The trial court enjoined Daneshgari from violating the noncompete, but he nevertheless persisted. This resulted in the plaintiff filing not one, but two separate contempt motions against him. At the hearing on the second contempt motion, which occurred on August 10, 2020 (after the noncompete expired), the trial court extended the injunction against Daneshgari “until further order of [the] court.” Id. Thus, the trial court effectively extended the noncompete beyond its June 22, 2020 expiration date.


Daneshgari appealed. The Court of Appeals—invoking two Supreme Court decisions that predated enactment of the RCA—held that a trial court may not use its equitable powers, or even its contempt powers, to extend a noncompete beyond its expiration date. To do so, it held, would be to impermissibly rewrite the parties’ noncompete agreement. In the first of the Supreme Court cases that Daneshgari considered—Coffee Systems of Atlanta v. Fox, 227 Ga. 602 (1971)—the Court rejected the argument that the pendency of a lawsuit tolled a noncompete agreement’s one-year restrictive period. In the other case, Electronic Data Systems Corp. v.
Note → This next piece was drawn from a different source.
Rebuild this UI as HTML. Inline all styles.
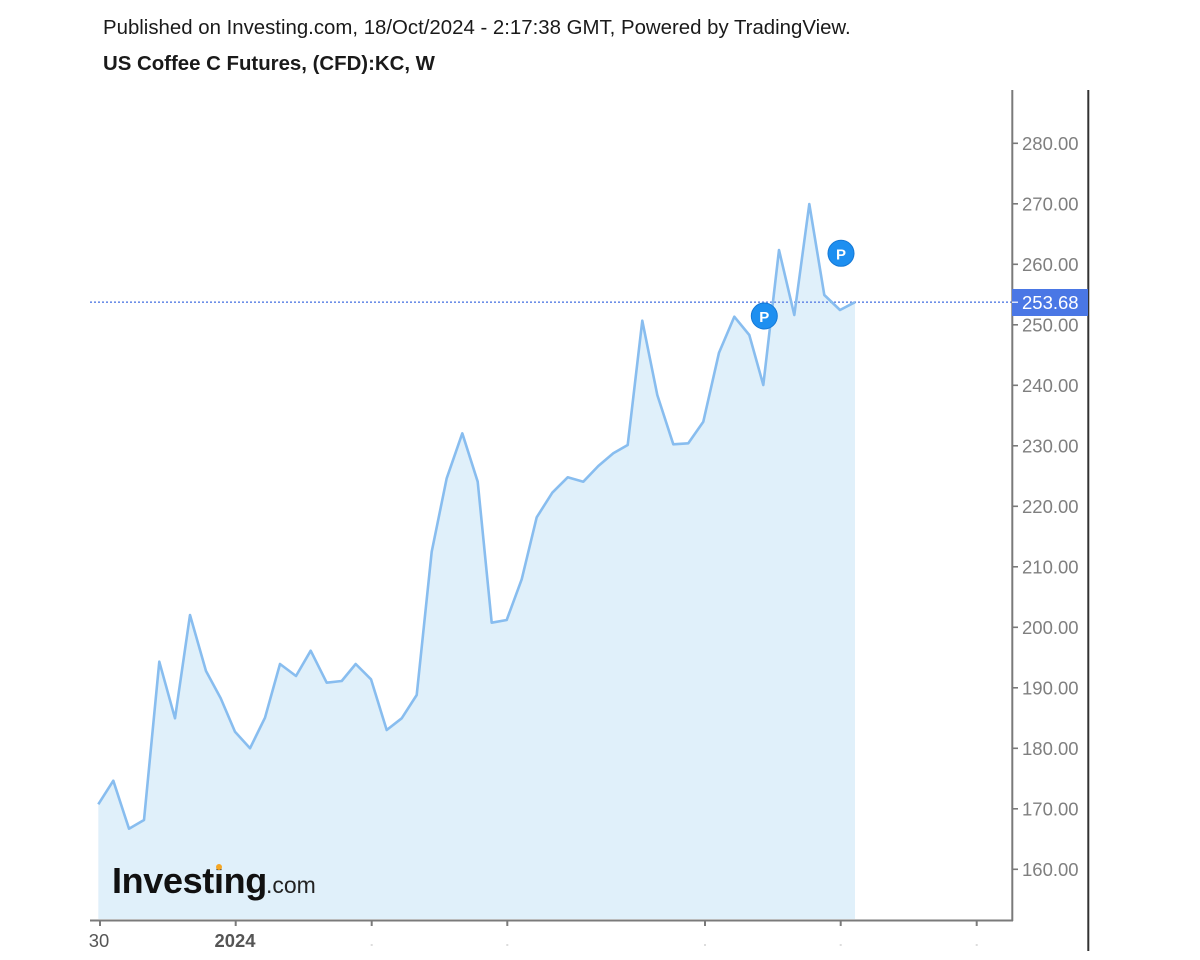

Heinemann, 268 Ga. 755 (1997), the Court “refused to overrule Coffee Systems, and again rejected the argument that when a party sues to enforce a noncompete agreement, the litigation itself should toll the terms of the agreement.” Daneshgari, 2021 WL 4900514, at *3 (emphasis in original). As the Heinemann court stated, “[t]he courts should hesitate to rewrite private contracts. Judicially providing a tolling provision would effect such a rewrite.” Heinemann, 268 Ga. at 757. This is the rationale the Daneshgari court found persuasive.


It is frequently argued in noncompete cases that the restrictive period should be tolled—either because of the pendency of litigation to enforce the noncompete or because of the defendant’s continued violation of the covenant. To the extent any doubt remained about the viability of such arguments, Daneshgari seems to resolve it. After all, the defendant’s conduct in Daneshgari was about as extreme as one is likely to encounter—he continued violating the noncompete despite not only the pendency of litigation, but also an injunction and contempt order prohibiting him from doing so. The lesson: going forward, don’t count on a Georgia court extending the duration of a noncompete or other restrictive covenant.